We said on this page Monday that yesterday’s special election in Senate District 19 was not about Gov. Paul LePage.
Oh, but it was.
And now — coupled with polling that suggests Democrat Mike Michaud has assumed front-runner status in the 2014 race for the Blaine House — Maine Republicans have a very real problem on their hands.
The Mid-coast’s anti-LePage revolt goes back to February 2012, when Chris Johnson defeated Dana Dow by 171 votes in a special election to succeed David Trahan — a conservative Waldoboro Republican.
That was the first legislative election in Maine to be held with LePage sitting in the Blaine House.
Since then, in the 16 Mid-coast legislative contests put to voters, Democrats have won 15 of them.
Listen to what voters told us yesterday:
“We need stronger people who are willing to work around (Gov. Paul LePage) if he won’t work with them.”
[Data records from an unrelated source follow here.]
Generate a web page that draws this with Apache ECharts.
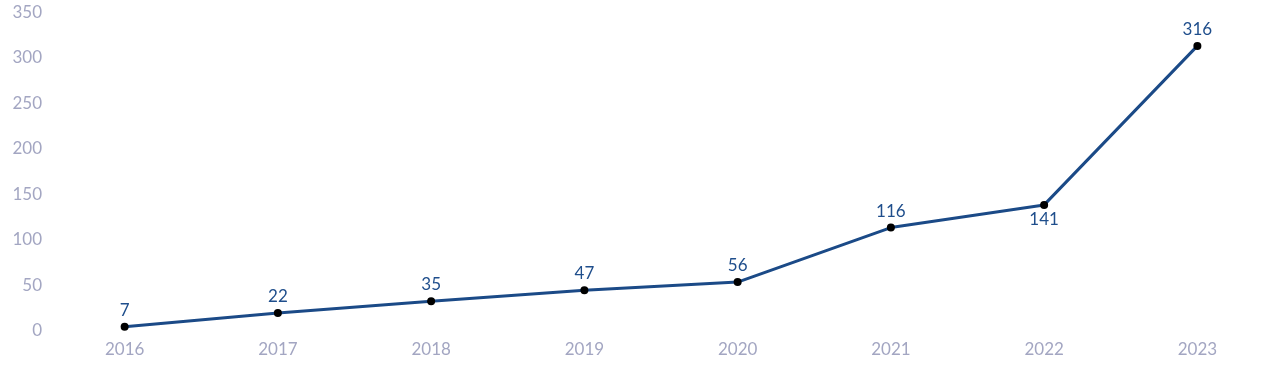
<!DOCTYPE html>
<html>
<head>
<meta charset="utf-8">
<script src="https://cdn.jsdelivr.net/npm/echarts@6/dist/echarts.min.js"></script>
<style>
html,body{margin:0;padding:0;background:#fff;}
#chart{width:1280px;height:382px;}
</style>
</head>
<body>
<div id="chart"></div>
<script>
const years = ['2016','2017','2018','2019','2020','2021','2022','2023'];
const values = [7, 22, 35, 47, 56, 116, 141, 316];
const labelBelow = ['2022'];

const chart = echarts.init(document.getElementById('chart'));
const data = values.map((v, i) => {
  const d = { value: v };
  if (labelBelow.includes(years[i])) d.label = { position: 'bottom', distance: 2 };
  return d;
});
chart.setOption({
  animation: false,
  grid: { left: 48, right: 6, top: 15, bottom: 49 },
  xAxis: {
    type: 'category',
    data: years,
    boundaryGap: true,
    axisLine: { show: false },
    axisTick: { show: false },
    axisLabel: { color: '#a3a6c2', fontFamily: 'Lato', fontSize: 17, margin: 8 }
  },
  yAxis: {
    type: 'value',
    min: 0, max: 350, interval: 50,
    splitLine: { show: false },
    axisLine: { show: false },
    axisTick: { show: false },
    axisLabel: { color: '#a3a6c2', fontFamily: 'Lato', fontSize: 17, margin: 6, verticalAlign: 'bottom', lineHeight: 5 }
  },
  series: [{
    type: 'line',
    data: data,
    symbol: 'circle',
    symbolSize: 8,
    itemStyle: { color: '#000' },
    lineStyle: { color: '#1b4a87', width: 3 },
    label: { show: true, position: 'top', distance: 4, color: '#1f4e8c', fontFamily: 'Lato', fontSize: 17 }
  }]
});
</script>
</body>
</html>
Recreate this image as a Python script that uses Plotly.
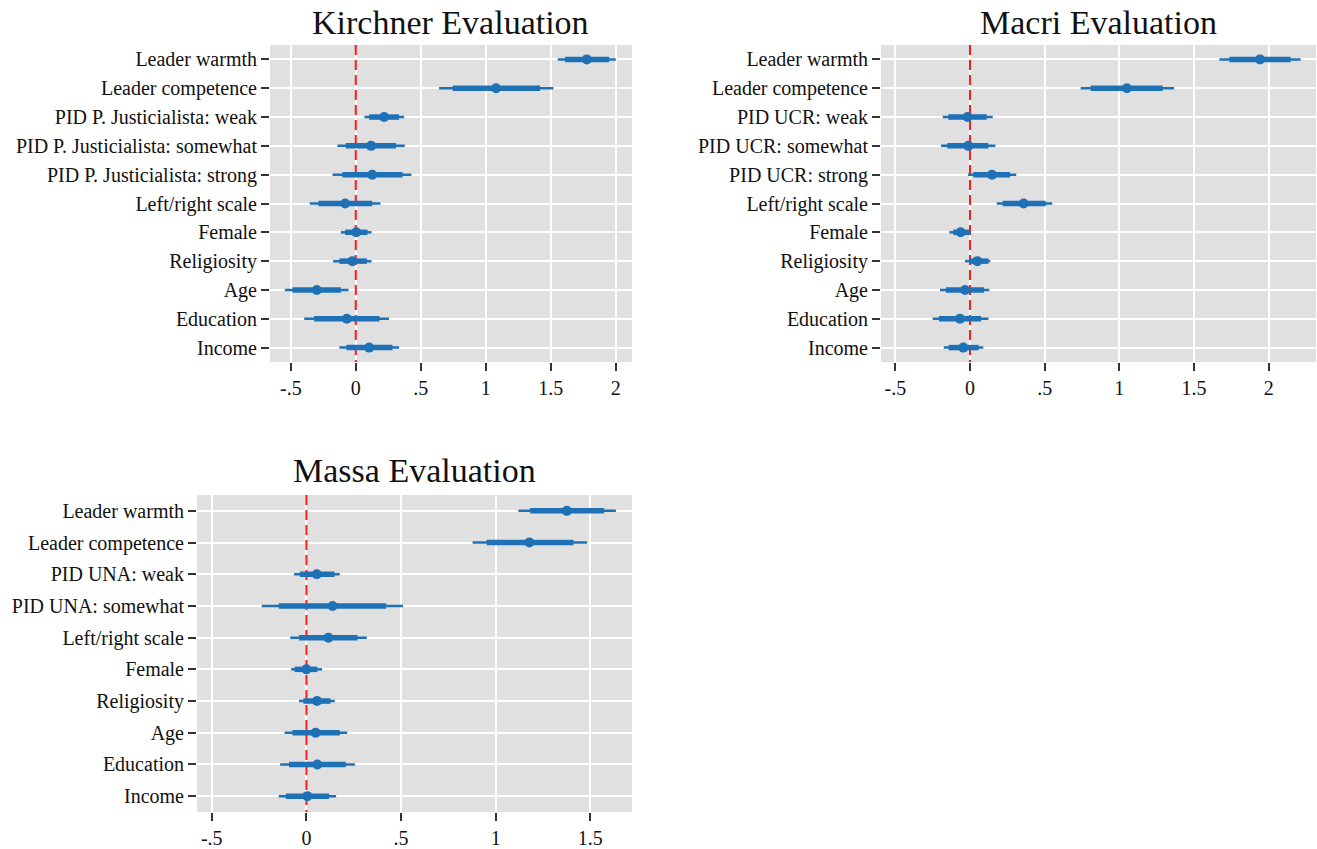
import plotly.graph_objects as go

# ---- data -------------------------------------------------------------
kirchner_labels = ["Leader warmth", "Leader competence", "PID P. Justicialista: weak",
                   "PID P. Justicialista: somewhat", "PID P. Justicialista: strong",
                   "Left/right scale", "Female", "Religiosity", "Age", "Education", "Income"]
kirchner_est = [1.777, 1.079, 0.218, 0.118, 0.126, -0.082, 0.003, -0.026, -0.300, -0.069, 0.103]
kirchner_lo95 = [1.554, 0.641, 0.067, -0.141, -0.179, -0.354, -0.115, -0.174, -0.546, -0.397, -0.126]
kirchner_hi95 = [2.000, 1.521, 0.372, 0.377, 0.428, 0.190, 0.121, 0.121, -0.056, 0.256, 0.333]
kirchner_lo90 = [1.610, 0.746, 0.103, -0.077, -0.103, -0.287, -0.082, -0.126, -0.487, -0.321, -0.072]
kirchner_hi90 = [1.949, 1.418, 0.333, 0.310, 0.359, 0.126, 0.090, 0.085, -0.115, 0.182, 0.282]

macri_labels = ["Leader warmth", "Leader competence", "PID UCR: weak", "PID UCR: somewhat",
                "PID UCR: strong", "Left/right scale", "Female", "Religiosity", "Age",
                "Education", "Income"]
macri_est = [1.942, 1.051, -0.016, -0.011, 0.147, 0.359, -0.063, 0.049, -0.033, -0.067, -0.045]
macri_lo95 = [1.670, 0.741, -0.183, -0.194, -0.013, 0.179, -0.138, -0.033, -0.201, -0.250, -0.176]
macri_hi95 = [2.214, 1.366, 0.152, 0.170, 0.310, 0.551, 0.007, 0.136, 0.129, 0.123, 0.089]
macri_lo90 = [1.737, 0.808, -0.145, -0.152, 0.022, 0.219, -0.112, -0.004, -0.161, -0.208, -0.143]
macri_hi90 = [2.147, 1.290, 0.112, 0.123, 0.268, 0.507, -0.004, 0.123, 0.094, 0.074, 0.058]

massa_labels = ["Leader warmth", "Leader competence", "PID UNA: weak", "PID UNA: somewhat",
                "Left/right scale", "Female", "Religiosity", "Age", "Education", "Income"]
massa_est = [1.376, 1.178, 0.055, 0.138, 0.116, 0.000, 0.056, 0.049, 0.058, 0.005]
massa_lo95 = [1.120, 0.878, -0.065, -0.236, -0.085, -0.081, -0.039, -0.115, -0.139, -0.146]
massa_hi95 = [1.635, 1.483, 0.176, 0.511, 0.319, 0.083, 0.150, 0.215, 0.256, 0.157]
massa_lo90 = [1.182, 0.952, -0.035, -0.146, -0.039, -0.062, -0.016, -0.074, -0.092, -0.109]
massa_hi90 = [1.573, 1.411, 0.148, 0.421, 0.270, 0.058, 0.127, 0.176, 0.208, 0.120]

tick_vals = [-0.5, 0, 0.5, 1, 1.5, 2]
tick_text = ["-.5", "0", ".5", "1", "1.5", "2"]

# ---- style ------------------------------------------------------------
W, H = 1317, 849
BLUE = "#1f71b6"
BG = "#e0e0e0"
FONT = "Liberation Serif, Times New Roman, serif"

panels = [
    dict(title="Kirchner Evaluation", labels=kirchner_labels, est=kirchner_est,
         lo95=kirchner_lo95, hi95=kirchner_hi95, lo90=kirchner_lo90, hi90=kirchner_hi90,
         px=(270, 632), py=(45, 362), xr=(-0.66, 2.125), nticks=6, ty=23),
    dict(title="Macri Evaluation", labels=macri_labels, est=macri_est,
         lo95=macri_lo95, hi95=macri_hi95, lo90=macri_lo90, hi90=macri_hi90,
         px=(881, 1316), py=(45, 362), xr=(-0.596, 2.317), nticks=6, ty=23),
    dict(title="Massa Evaluation", labels=massa_labels, est=massa_est,
         lo95=massa_lo95, hi95=massa_hi95, lo90=massa_lo90, hi90=massa_hi90,
         px=(197, 632), py=(495, 812), xr=(-0.578, 1.72), nticks=5, ty=471),
]


def segments(lo, hi, pos):
    xs, ys = [], []
    for a, b, c in zip(lo, hi, pos):
        xs += [a, b, None]
        ys += [c, c, None]
    return xs, ys


fig = go.Figure()
layout = dict(width=W, height=H, margin=dict(l=0, r=0, t=0, b=0),
              paper_bgcolor="white", plot_bgcolor=BG, showlegend=False,
              font=dict(family=FONT, color="#111111"))
annotations = []

for i, p in enumerate(panels, start=1):
    xa = "x" if i == 1 else f"x{i}"
    ya = "y" if i == 1 else f"y{i}"
    cats = p["labels"]
    n = len(cats)
    pos = list(range(n))  # row index of each term, top to bottom

    # dashed reference line at zero, spanning the full panel height
    fig.add_trace(go.Scatter(x=[0, 0], y=[-0.5, n - 0.5], mode="lines",
                             xaxis=xa, yaxis=ya, hoverinfo="skip",
                             line=dict(color="#ff1a1a", width=2, dash="10px,5px")))

    xs, ys = segments(p["lo95"], p["hi95"], pos)
    fig.add_trace(go.Scatter(x=xs, y=ys, mode="lines", xaxis=xa, yaxis=ya,
                             line=dict(color=BLUE, width=2.5), hoverinfo="skip"))
    xs, ys = segments(p["lo90"], p["hi90"], pos)
    fig.add_trace(go.Scatter(x=xs, y=ys, mode="lines", xaxis=xa, yaxis=ya,
                             line=dict(color=BLUE, width=5.5), hoverinfo="skip"))
    fig.add_trace(go.Scatter(x=p["est"], y=pos, mode="markers", xaxis=xa, yaxis=ya,
                             text=cats, marker=dict(color=BLUE, size=10)))

    x0, x1 = p["px"]
    y0, y1 = p["py"]
    xkey = "xaxis" if i == 1 else f"xaxis{i}"
    ykey = "yaxis" if i == 1 else f"yaxis{i}"
    layout[xkey] = dict(domain=[x0 / W, x1 / W], anchor=ya, range=list(p["xr"]),
                        tickmode="array", tickvals=tick_vals[:p["nticks"]],
                        ticktext=tick_text[:p["nticks"]],
                        showgrid=True, gridcolor="white", gridwidth=2, zeroline=False,
                        ticks="outside", ticklen=8, tickwidth=2, tickcolor="#333333",
                        tickfont=dict(family=FONT, size=20, color="#111111"),
                        showline=False, fixedrange=True)
    layout[ykey] = dict(domain=[1 - y1 / H, 1 - y0 / H], anchor=xa,
                        range=[n - 0.5, -0.5], tickmode="array",
                        tickvals=pos, ticktext=cats,
                        showgrid=True, gridcolor="white", gridwidth=2, zeroline=False,
                        ticks="outside", ticklen=8, tickwidth=2, tickcolor="#333333",
                        tickfont=dict(family=FONT, size=20, color="#111111"),
                        showline=False, fixedrange=True)

    annotations.append(dict(text=p["title"], xref="paper", yref="paper",
                            x=(x0 + x1) / 2 / W, y=1 - p["ty"] / H,
                            xanchor="center", yanchor="middle", showarrow=False,
                            font=dict(family=FONT, size=34, color="#111111")))

layout["annotations"] = annotations
fig.update_layout(**layout)

fig.write_html("out.html")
“For me, it was more about being worried about the direction of our state under the current leadership. I don’t like the rhetoric that’s being assigned to our state. Beyond that, I didn’t really get into the candidates’ backgrounds too much.”
“I think it’s important to keep the balance of power the way it is in the Legislature.”
“I’m not for LePage. He doesn’t present a professional demeanor or presence. He doesn’t know how to keep his mouth closed and it reflects badly on the state of Maine.”
“We need the ability to raise the argument above where it has been recently in Augusta.”
All of that tells us Mainers are roundly sick of the governor’s antics, if not necessarily his policies. We feel that angst is genuine — not the product of the mailers and robocalls pumped into your home for the last several weeks.
It also tells us Maine Democrats and their incredible ground game — which ranges from fundraising to get-out-the-vote networks — have a running start at the Blaine House in 2014, especially here in the Mid-coast.
We are sure there are few who could master the steep learning curve as ably as Sen.-elect Eloise Vitelli will — and we congratulate her on a well-earned win.
Our biggest problem with Tuesday’s vote is that — from speaking with voters — it hardly seemed to matter what the Democratic platform was. And “stop LePage” is hardly a proactive agenda.
Republican Paula Benoit should have had “a cakewalk,” it was assumed, based on her experience, demeanor and moderation within a party that needs all three. Now, Republicans are left to deal with the prospect of a party where moderates cannot win, and the aftermath of a sitting governor who may be a sitting duck if Tuesday’s election, plus the Public Policy Polling report on Michaud’s Blaine House bid, have any accuracy.
Republican Party Chairman Rick Bennett said Sagadahoc County is viewed as a swing district — and that Tuesday’s results mean nothing for the 2014 election.
“There’s always a tendency to read into these things larger than they are,” he told the Bangor Daily News. “This is an election between three people and that’s it.”
Nice try, Rick. Better get to work.
The smoldering electoral revolt against Gov. LePage has caught fire once again in Mid-coast Maine.